# Second Life EV Batteries



## Smiley van Iersel (Mar 28, 2021)

Hi everyone,
I am looking at this company to purchase a 60kw motor, the price is good, they deliver to NZ which is good. But are they actually legit. I am in New Zealand and its not like we can knock on their door. The only communications they have is through a form, and take credit card.
Has anyone worked with these guys/gals before?
They are in the UK.

Second Life EV Batteries Ltd
BizSpace Christchurch
Unit A17
Aerodrome Studios
2-8 Airfield Way
Dorset
BH23 3TS

Regards Antony


----------



## MattsAwesomeStuff (Aug 10, 2017)

This is almost certainly spam. I can't see why suddenly 3 different people are spamming this company name in the last day.


----------



## brian_ (Feb 7, 2017)

MattsAwesomeStuff said:


> This is almost certainly spam. I can't see why suddenly 3 different people are spamming this company name in the last day.


Two of the posts are from the same account, and on the same subject, just cross-posted under Vendors and Electric Motors (with different post text), so it's not so unreasonable. On the other hand, my response to the other account got no response, suggesting that there is not a person interested in an answer in that case, although that account's other posts seem genuine.

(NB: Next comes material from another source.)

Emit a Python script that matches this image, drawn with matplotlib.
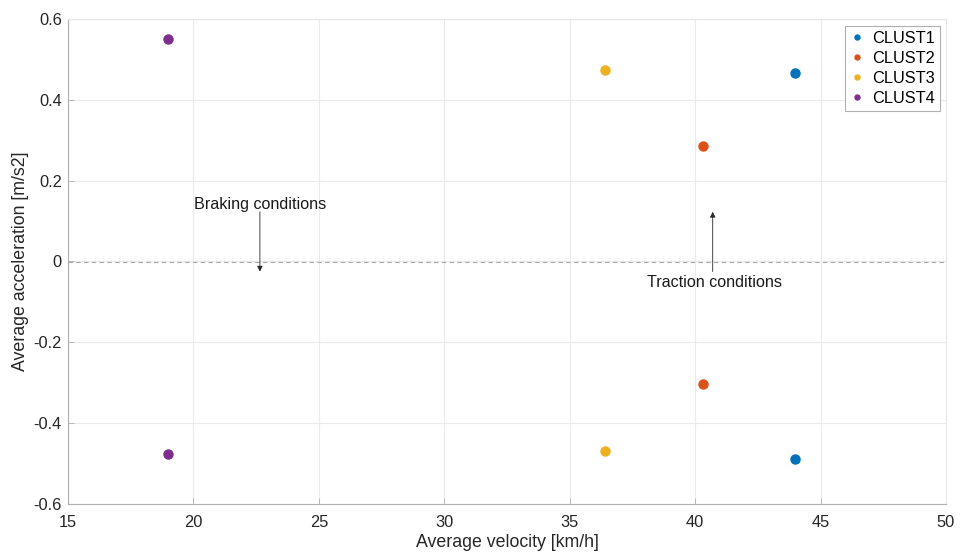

Maybe someone mentioned Second Life in a news item or another forum and it has triggered some interest?


----------



## Smiley van Iersel (Mar 28, 2021)

It could have been I just searching the web, and coming across second life batteries and doing a lot of research, that alone can make a company pop in google searches for other people. And yes the other post was my post sorry about that. On this note, I have looked up the company on the UK database, found who the people are at the bottom of the page, it looks like they are a new part time company, and have not yet got their selves known. I have a phone number to ring now, and am going to try that. Also the contacts of the next door business, and will ask them politely for a favour if they could knock on their door. I will update if they seem legit, and if I get the motor I am after, I will tell the world.


----------



## 4Foxtrot (Apr 1, 2019)

I'm local to them and I can confirm they ARE 'Kosher': EV Batteries 
They work with electric Boats and Home storage mainly.


----------



## Smiley van Iersel (Mar 28, 2021)

That is fantastic news. Thank you for the reply, the more I researched them, the more it looked like it was. That is the result I was waiting for  again thank you. Electric Morris Minor truck here I come.


----------



## Evbeddy (Jan 5, 2020)

Smiley van Iersel said:


> That is fantastic news. Thank you for the reply, the more I researched them, the more it looked like it was. That is the result I was waiting for  again thank you. Electric Morris Minor truck here I come.



Hey Smiley 

What part of NZ are you in?


----------



## 4Foxtrot (Apr 1, 2019)

I was at second Life batteries warehouse yesterday to pick up a spare smpBMS screen. Great guys, with a mouthwatering stack of gear, including: leaf, mitsubishi and other motors, Batteries modules all graded and stored with others from same car, Tesla, iPace and others. 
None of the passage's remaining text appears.